Builders are struggling to compete with waves of foreclosures that have forced down the price for previously occupied homes.
The drop came as a surprise to Wall Street. Economists surveyed by Market Watch had expected sales to rise to 5.25 million.
Home sales are within 100,000 units of 2008 figures. Home prices have fallen versus last year on average of 6 percent, or one half of one percent per month. This year home prices have fallen on average of over 1 percent per month. There is currently a back log of 5,050,000 homes for sale in the United States. Two million of those homes are in foreclosure and almost one million more are being held off of the market by the banks. The number of bank owned homes has doubled since 2007 while major banks expect several million more foreclosures in the years to come.
Housing prices have fallen steadily each month for over three and one half years. They have fallen longer and farther than they did during the Great Depression. Economists predict a three year back log just in foreclosed homes. Who is going to purchase those homes? You? Me?
John Stumpf CEO of Wells Fargo bank said, "While there are increasing signs of demand for loans from business customers, retail customers are still cleaning up their portfolios."
Is that what we're doing? We're cleaning up our portfolios!
The civilian non-institutional population has added 1.8 million workers to its ranks in a calendar year, but the number of employed Americans has only inched up by 300,000. The participation rate in this economy has dropped from 65.1 percent in April 2010 to 64.2 percent. The employment-population ratio has fallen from 58.7 percent to 58.4 percent, while the numbers of Americans no longer counted in the ranks of the employed has climbed by nearly two million citizens in barely twelve months.
Wages for the average American worker rose forty three cents an hour year to date or $17.20 per week before taxes. Those working in the retail trade saw their wages increase by miserly fourteen cents per hour, a paltry $5.60 cents per week.
The central bank will acquire Treasury notes due from August 2018 to May 2021 as part of its plan to purchase $600 billion more of Treasuries through June and reinvest its maturing mortgage holdings. The Fed expects to reinvest $250 billion to $300 billion from mortgage-backed debt and agency securities into treasuries during that time.

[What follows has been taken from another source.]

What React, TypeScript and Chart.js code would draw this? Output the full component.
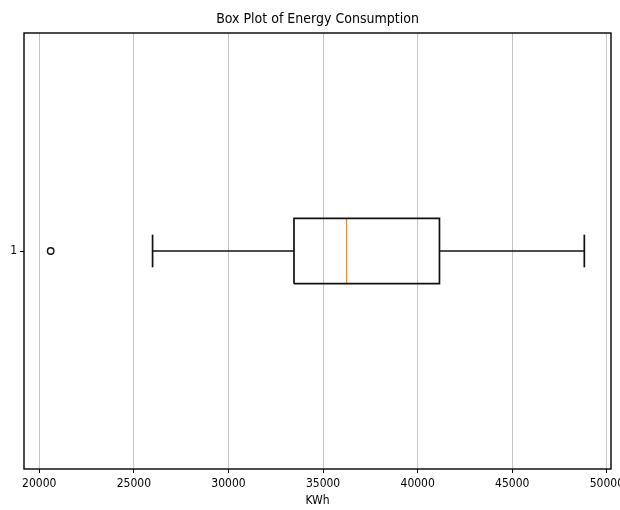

Or more simply, the Federal Reserve is inflating the money supply to cover the losses caused by falling Real Estate values. Workers wages can't keep up with fuel inflation, let alone inflation over all. Savers with money invested in bank CD's paying 2.14 percent can't keep up with inflation. There is seasonal growth in this economy, but there is no actual growth. The economy is foundering and even bank stocks are starting to slide. Even Wall Street, which has soared fueled by free money, is starting to stall out.